A Practical Fix Workflow Before You Re-Export

Start by checking the file’s color profile. If the image is intended for web, office sharing, ecommerce, or social viewing, convert it to sRGB and embed the profile. Then open the exported file in at least two viewers, such as your editing app and a major browser. If those differ dramatically on the same monitor, the issue is likely color management in the app or export settings.

A four-step export color check flowchart showing how to verify, convert, compare, and test image color before publishing

Next, change the monitor from Vivid, HDR, Movie, or game-enhancement presets to an sRGB or neutral mode. Match brightness to the room. A quick paper test helps: open a white document on screen and compare it with a white sheet of paper under your desk lighting. The screen should not look like a flashlight or a gray tile.

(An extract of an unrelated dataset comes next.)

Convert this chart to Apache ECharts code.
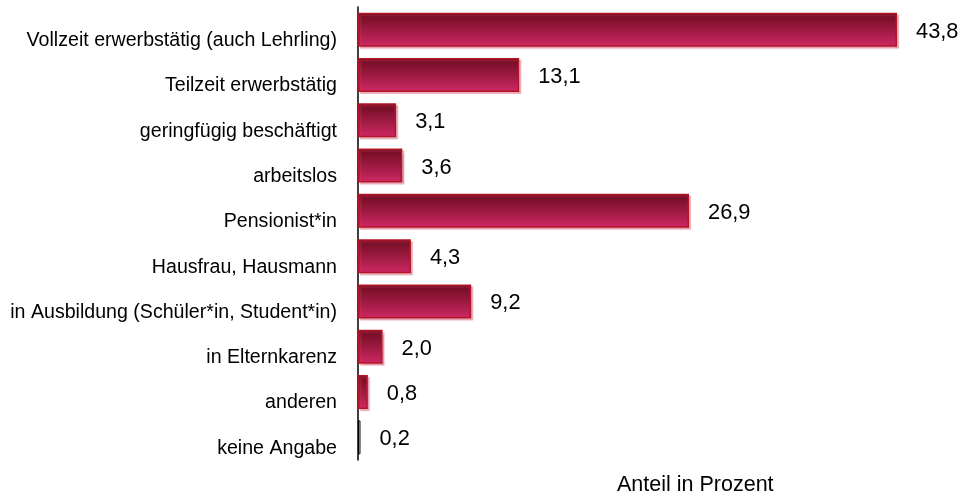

Then test on another display. A laptop, phone, or second monitor will not be perfectly accurate, but it shows whether the export is generally robust. Checking work across multiple screens and even a phone reflects a real limitation of digital delivery: monitors vary in calibration, panel quality, and viewing conditions.

Finally, avoid chasing every screen. Your goal is not to make the image identical everywhere; that is impossible. Your goal is to make the file correctly prepared for its destination so it looks credible across normal devices.

Pros and Cons of Common Fixes

Fix

Pros

Cons

Export as sRGB

Best compatibility for web and office use

Smaller gamut than wider RGB spaces

Embed ICC profile

Helps color-managed apps interpret the file correctly

Some platforms may strip or ignore profiles

Calibrate with colorimeter

Most reliable monitor baseline

Costs money and takes setup time

Use sRGB monitor mode

Reduces oversaturation while editing

May look less exciting for gaming

Check on multiple devices

Catches obvious delivery issues

Cannot prove true color accuracy

Increase saturation manually

Fast visual patch

Can damage already-correct files and create clipping

FAQ

Why does my exported JPEG look dull on my phone?

The file may be in a wide-gamut RGB space or another profile that the phone app or transfer path does not handle as expected. Convert the export to sRGB before sharing, then test the actual uploaded or transferred file rather than the version still inside your editor.

Why does PNG look different from JPEG?

The format itself is not usually the main problem. The color profile, app color management, compression settings, transparency handling, and viewer behavior matter more. A PNG without the expected profile can still look wrong, while a properly converted JPEG can look consistent.

Should I edit in sRGB all the time?

For web graphics, screenshots, UI images, and office productivity visuals, sRGB is the most reliable working and export target. For advanced photography or print, a wider working space can make sense, but only if you understand soft proofing, profile conversion, and the final output condition.

Is my monitor defective if exports look washed out?

Not necessarily. A washed-out export is more often a workflow mismatch than a broken panel. Still, if every app looks faded, blacks look gray, or an external monitor looks normal while the built-in display does not, check display profiles, GPU settings, night-light features, HDR mode, and monitor presets.

The Reliable Export Mindset

Treat your monitor as a controlled instrument, not just a beautiful screen. Use neutral display settings, convert web-bound images to sRGB, embed the profile, keep room lighting stable, and verify the exported file outside your editor. The result is not just better color; it is a workflow that lets your visuals land with the impact you intended.